What is it about modern capitalism that produces such mass identification with celebrities?
Part of it is that music energises parts of the brain below the conscious mind. We all know the annoying ads that stick in your mind like glue; they are examples of musical power.
When power is joined with sexuality, something Jackson and Presley certainly projected in their work, it is a powerful mix that strikes deep into every human psyche.
Obviously huge profits can be made out of this. The Recording Industry Association of America reports the industry rakes in some $40 billion a year.
But the music industry plays another insidious role: it manipulates our responses to unpalatable life under capitalism.
When Tina Turner sang, "Who needs a heart when a heart can be broken", everyone knew what she was talking about. Music, and other popular entertainment, speaks to our own emotional experiences.
However, we live in a world in which, for capitalists, as Marx explained in 1844, "every real and possible need is a weakness which will lead the fly to the glue pot", the glue pot of consumerism. Even love and heartbreak can be turned into profit.
Along with the rest of the entertainment industry, the huge growth of the music industry has been an important part of manufacturing alienation and distraction on a mass scale, which helps us deal with contradictory experiences and escape internal conflict. For example, it enables people to love their own children while tolerating wars that slaughter other people's children.
Before WWII, the majority of people produced their own musical entertainment. People sang in community gatherings and families gathered around the piano. Now most people passively consume music.
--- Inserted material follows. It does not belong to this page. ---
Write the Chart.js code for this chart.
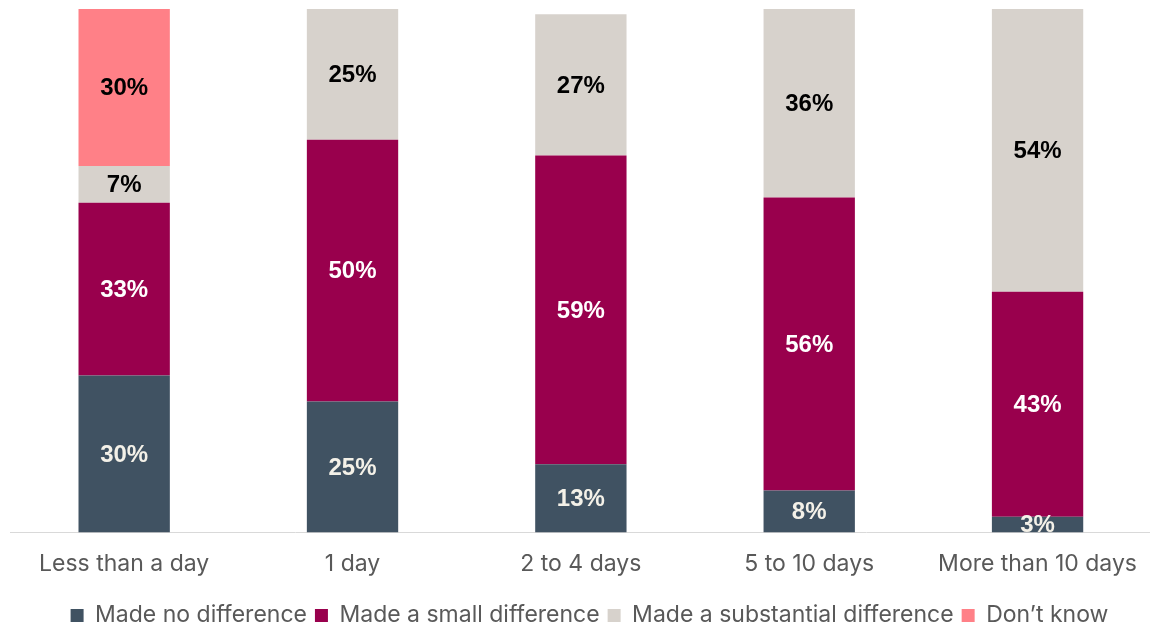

Capitalists take our emotions and desires, and our alienation, turn them into commodities, and sell them back to us. In the process they also insert ideological messages about how we should relate to each other and even what our emotions should be. It's no surprise a lot of popular culture is riddled with negative values, such as sexism.
Along with the commodification of music has been the commodification of the lives of those who produce it, creating the cult of "celebrity". A huge proportion of the "news" and "information" media is devoted to telling us every detail of their lives.
This tsunami of stories about celebrities' lives plays the same role as a lot of the music, films and TV shows they produce (as well as allowing the "news" media to avoid having too much real news).
Some of it is upbeat fantasies: fairytale romance and dream weddings, and lives of glamour and excitement. But our own alienation means that sordid tales of self-abuse, abusive interactions and personal meltdowns sell more product. The strange and lonely twilight years of Michael Jackson are a case in point.
Human solidarity is the path out of alienation. The mass outpourings of grief over dead celebrities show the possibility human solidarity. However, even this is something that capitalism will attempt to manipulate and commodify.